Written by our Founder and CEO, our Celebrations Pulse Sunday Letters aim to engage with our community. From sharing stories to welcoming your ideas, we want to help you to express, connect, and celebrate the important people in your life.
Have you ever made a mistake at work? If you’re human, chances are you answered that question in the affirmative. It’s just part of life and what makes us human. As our parents, teachers, and bosses have told us, nobody is perfect.
We have been in the business world for decades, and we’ve both made our fair share of mistakes. According to Jim, everyone has “messed up” in their job at least once – and probably a lot more than that!
It’s how you – and your bosses – handle your mistakes at work that makes a difference. Are your mistakes the source of shame and something you make every effort to run away from? Or do you see mistakes as an opportunity to improve and learn?
Jim’s late friend Wayne Huizenga was a very successful businessman, and he embraced – and even joked about – his mistakes. He founded AutoNation and Waste Management and partially owned Blockbuster Video, the National Football League’s Miami Dolphins, the National Hockey League’s Florida Panthers, and Major League Baseball’s Florida Marlins.
You would think a guy that successful never made a mistake, but he did. He once told Jim: “People like you and me, we make a lot of mistakes, but the difference between us and the others is that each time we fail, we pick ourselves up, dust ourselves off, and move on.”
It’s the way we package those failures at work, perhaps even by making fun of them, that helps define and foster successes.
How have you bounced back from a mistake at work? Email your stories here so we can share them in a future Celebrations Pulse newsletter.
Jim’s favorite mistake
Jim recently appeared on the popular podcast “My Favorite Mistake,” which is hosted by Mark Graban, an author, entrepreneur, and leader in change management for businesses.

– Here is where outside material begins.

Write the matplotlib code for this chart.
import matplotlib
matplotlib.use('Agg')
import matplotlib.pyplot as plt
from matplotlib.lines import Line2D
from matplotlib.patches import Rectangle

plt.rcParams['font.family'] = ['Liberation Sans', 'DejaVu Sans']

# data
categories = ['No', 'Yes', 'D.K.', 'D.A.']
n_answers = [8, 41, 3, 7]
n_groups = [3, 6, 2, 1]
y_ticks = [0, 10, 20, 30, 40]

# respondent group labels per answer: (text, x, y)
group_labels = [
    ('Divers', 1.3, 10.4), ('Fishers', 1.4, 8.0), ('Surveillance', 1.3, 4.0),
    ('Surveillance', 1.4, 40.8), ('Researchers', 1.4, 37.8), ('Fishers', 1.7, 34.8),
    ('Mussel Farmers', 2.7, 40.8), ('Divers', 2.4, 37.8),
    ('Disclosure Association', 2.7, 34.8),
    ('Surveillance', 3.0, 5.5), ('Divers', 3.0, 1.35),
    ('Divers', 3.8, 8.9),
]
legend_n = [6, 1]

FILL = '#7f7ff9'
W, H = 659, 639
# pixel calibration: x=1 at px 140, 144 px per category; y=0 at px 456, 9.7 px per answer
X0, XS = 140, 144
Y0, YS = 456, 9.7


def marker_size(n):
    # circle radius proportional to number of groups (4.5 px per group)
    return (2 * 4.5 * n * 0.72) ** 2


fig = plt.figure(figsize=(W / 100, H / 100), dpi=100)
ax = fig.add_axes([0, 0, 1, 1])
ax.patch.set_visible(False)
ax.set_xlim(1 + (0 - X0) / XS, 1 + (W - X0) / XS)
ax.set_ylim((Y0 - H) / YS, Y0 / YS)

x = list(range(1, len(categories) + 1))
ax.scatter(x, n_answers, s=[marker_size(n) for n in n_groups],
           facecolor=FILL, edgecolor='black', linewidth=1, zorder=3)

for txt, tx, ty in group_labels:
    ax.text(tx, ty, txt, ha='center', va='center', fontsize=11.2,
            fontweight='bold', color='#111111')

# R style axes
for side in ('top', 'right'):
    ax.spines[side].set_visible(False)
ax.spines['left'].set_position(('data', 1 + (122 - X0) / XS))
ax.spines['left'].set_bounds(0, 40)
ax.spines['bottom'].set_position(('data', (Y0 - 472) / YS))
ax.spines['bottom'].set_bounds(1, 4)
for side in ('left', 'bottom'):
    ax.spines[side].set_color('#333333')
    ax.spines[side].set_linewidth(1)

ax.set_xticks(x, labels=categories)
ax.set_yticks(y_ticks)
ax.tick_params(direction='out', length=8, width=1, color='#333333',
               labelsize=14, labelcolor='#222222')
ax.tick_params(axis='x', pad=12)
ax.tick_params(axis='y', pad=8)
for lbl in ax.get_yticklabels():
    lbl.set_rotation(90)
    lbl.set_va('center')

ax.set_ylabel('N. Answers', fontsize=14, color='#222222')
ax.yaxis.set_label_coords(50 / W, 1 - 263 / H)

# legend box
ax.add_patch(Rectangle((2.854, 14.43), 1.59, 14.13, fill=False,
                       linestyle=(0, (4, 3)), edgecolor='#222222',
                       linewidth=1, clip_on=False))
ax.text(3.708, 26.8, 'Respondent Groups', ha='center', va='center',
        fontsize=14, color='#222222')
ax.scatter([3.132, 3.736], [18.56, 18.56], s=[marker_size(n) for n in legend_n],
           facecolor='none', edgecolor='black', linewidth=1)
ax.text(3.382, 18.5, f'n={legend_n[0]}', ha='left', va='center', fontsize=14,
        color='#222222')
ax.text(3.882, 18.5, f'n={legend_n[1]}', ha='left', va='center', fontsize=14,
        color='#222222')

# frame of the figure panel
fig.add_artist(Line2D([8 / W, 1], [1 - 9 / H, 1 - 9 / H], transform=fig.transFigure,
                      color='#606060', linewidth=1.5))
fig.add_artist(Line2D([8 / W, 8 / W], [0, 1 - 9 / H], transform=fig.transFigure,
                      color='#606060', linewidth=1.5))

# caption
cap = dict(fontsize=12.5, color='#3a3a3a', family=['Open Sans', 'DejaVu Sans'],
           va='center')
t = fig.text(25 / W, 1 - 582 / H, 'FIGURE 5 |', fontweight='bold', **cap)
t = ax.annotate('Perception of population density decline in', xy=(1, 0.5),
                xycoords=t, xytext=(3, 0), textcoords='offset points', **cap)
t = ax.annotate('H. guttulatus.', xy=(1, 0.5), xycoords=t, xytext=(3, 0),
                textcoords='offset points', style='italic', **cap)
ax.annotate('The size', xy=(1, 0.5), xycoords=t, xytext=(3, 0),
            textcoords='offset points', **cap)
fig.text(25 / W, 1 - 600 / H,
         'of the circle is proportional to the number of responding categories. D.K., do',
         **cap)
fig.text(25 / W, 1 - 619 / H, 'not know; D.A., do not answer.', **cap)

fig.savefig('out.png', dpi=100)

Mark’s first question to Jim was, “What was your favorite mistake?” And Jim was quick to joke, “Do you mean my favorite or do you mean my worst?” Then the conversation turned into a 30-minute discourse on bouncing back from mistakes. You can listen to the podcast here.
Trying to go solo
Jim’s biggest mistake occurred early on when he acquired a certain toll-free telephone number that became the name of his flower business.
You have to remember, back in 1986, toll-free numbers were becoming quite popular. This new phone technology was a way to defray the cost of long-distance business calls, and so many companies that adopted 1-800 numbers, spent considerable amounts of money on advertising and marketing in order to get people to remember the rest of the number after 1-800. They were using jingles and memory tricks.
Jim wanted to avoid spending money on getting people to remember a 1-800 number, so he bought the company that owned the 1-800-FLOWERS phone number, and he thought he could avoid spending money on consultants who could help him navigate the deal.
At that time, I was not a businessman, and I was trying to save money everywhere I could. When I bought the company, I thought I could handle all the legal and accounting work that came with it, and wow, was I wrong! I lost millions of dollars and spent almost a decade paying it off. Now the good news is that it eventually worked out. I dug myself out of a hole, and with good luck and good fortune, built the company into a household name. But that first mistake proved to be painful for a long time.
Learning and growing from a mistake
Jim learned from that mistake. He made sure that he brought in the right experts to negotiate and analyze potential business deals. But he also learned a lesson about making mistakes: As painful as they might be, they need to be recognized, called out, made fun of, and even celebrated. After all, they’re the springboard to bouncing back.
Pain from mistakes can be a crippling emotion; however, you need to have the fortitude to turn it into something that isn’t so serious. Compartmentalize it and learn from it so it doesn’t happen again. You can turn that mistake into a positive experience.
Creating the right culture at work
It’s important for company leaders and managers to create a culture that fosters acceptance of mistakes. If the CEO is willing to be honest about making mistakes, it helps everyone else throughout the organization deal with theirs.
Several years ago, a manager at 1-800-Flowers came up with an idea to recognize mistakes – and mix learning and fun. Chris recalls: “She created a wall of shame, where employees posted their worst ideas and miscues. The things I liked about that board was that it was fun, it wasn’t shameful, and despite its name, it was a way to take the shame out of office mistakes.”
Of course, a culture of accepting mistakes doesn’t mean that everyone should do wild and crazy things or throw everything up on a wall and see what sticks. There needs to be a balance to create the right atmosphere that gives employees – and bosses – the opportunity to learn and grow from their mistakes. After all, we’re all human.